Stated exercise:
Begin with the first line and repeat exactly through the line containing "plt.rcParams['font.family'] = ['Open"; leave every image out.

Recorded data:
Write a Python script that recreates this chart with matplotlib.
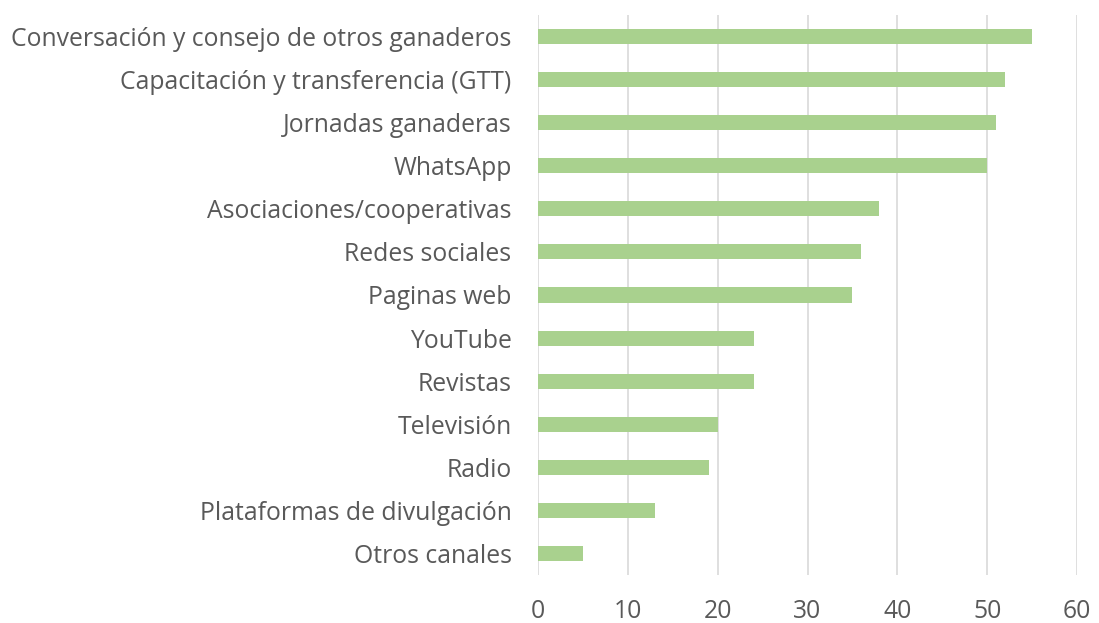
import matplotlib.pyplot as plt

# Canales de información (de arriba hacia abajo)
canales = [
    "Conversación y consejo de otros ganaderos",
    "Capacitación y transferencia (GTT)",
    "Jornadas ganaderas",
    "WhatsApp",
    "Asociaciones/cooperativas",
    "Redes sociales",
    "Paginas web",
    "YouTube",
    "Revistas",
    "Televisión",
    "Radio",
    "Plataformas de divulgación",
    "Otros canales",
]
valores = [55, 52, 51, 50, 38, 36, 35, 24, 24, 20, 19, 13, 5]
ticks_x = [0, 10, 20, 30, 40, 50, 60]

plt.rcParams['font.family'] = ['Open Sans', 'DejaVu Sans']

fig = plt.figure(figsize=(10.99, 6.23), dpi=100)
ax = fig.add_axes([538 / 1099, 1 - 575 / 623, 539 / 1099, 560 / 623])

pos = list(range(len(canales)))[::-1]
ax.barh(pos, valores, height=0.35, color='#A9D18E', zorder=3)

ax.set_xlim(0, 60)
ax.set_ylim(-0.5, len(canales) - 0.5)
ax.set_xticks(ticks_x)
ax.set_yticks(pos)
ax.set_yticklabels(canales)
ax.grid(axis='x', color='#D9D9D9', linewidth=1.2, zorder=0)
ax.grid(axis='y', visible=False)
for s in ax.spines.values():
    s.set_visible(False)
ax.tick_params(axis='both', length=0, labelsize=17.8, colors='#595959')
ax.tick_params(axis='y', pad=19)
ax.tick_params(axis='x', pad=17)

fig.savefig('out.png', dpi=100)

Result for this task:
Write a Python script that recreates this chart with matplotlib.
import matplotlib.pyplot as plt

# Canales de información (de arriba hacia abajo)
canales = [
    "Conversación y consejo de otros ganaderos",
    "Capacitación y transferencia (GTT)",
    "Jornadas ganaderas",
    "WhatsApp",
    "Asociaciones/cooperativas",
    "Redes sociales",
    "Paginas web",
    "YouTube",
    "Revistas",
    "Televisión",
    "Radio",
    "Plataformas de divulgación",
    "Otros canales",
]
valores = [55, 52, 51, 50, 38, 36, 35, 24, 24, 20, 19, 13, 5]
ticks_x = [0, 10, 20, 30, 40, 50, 60]

plt.rcParams['font.family'] = ['Open Sans', 'DejaVu Sans']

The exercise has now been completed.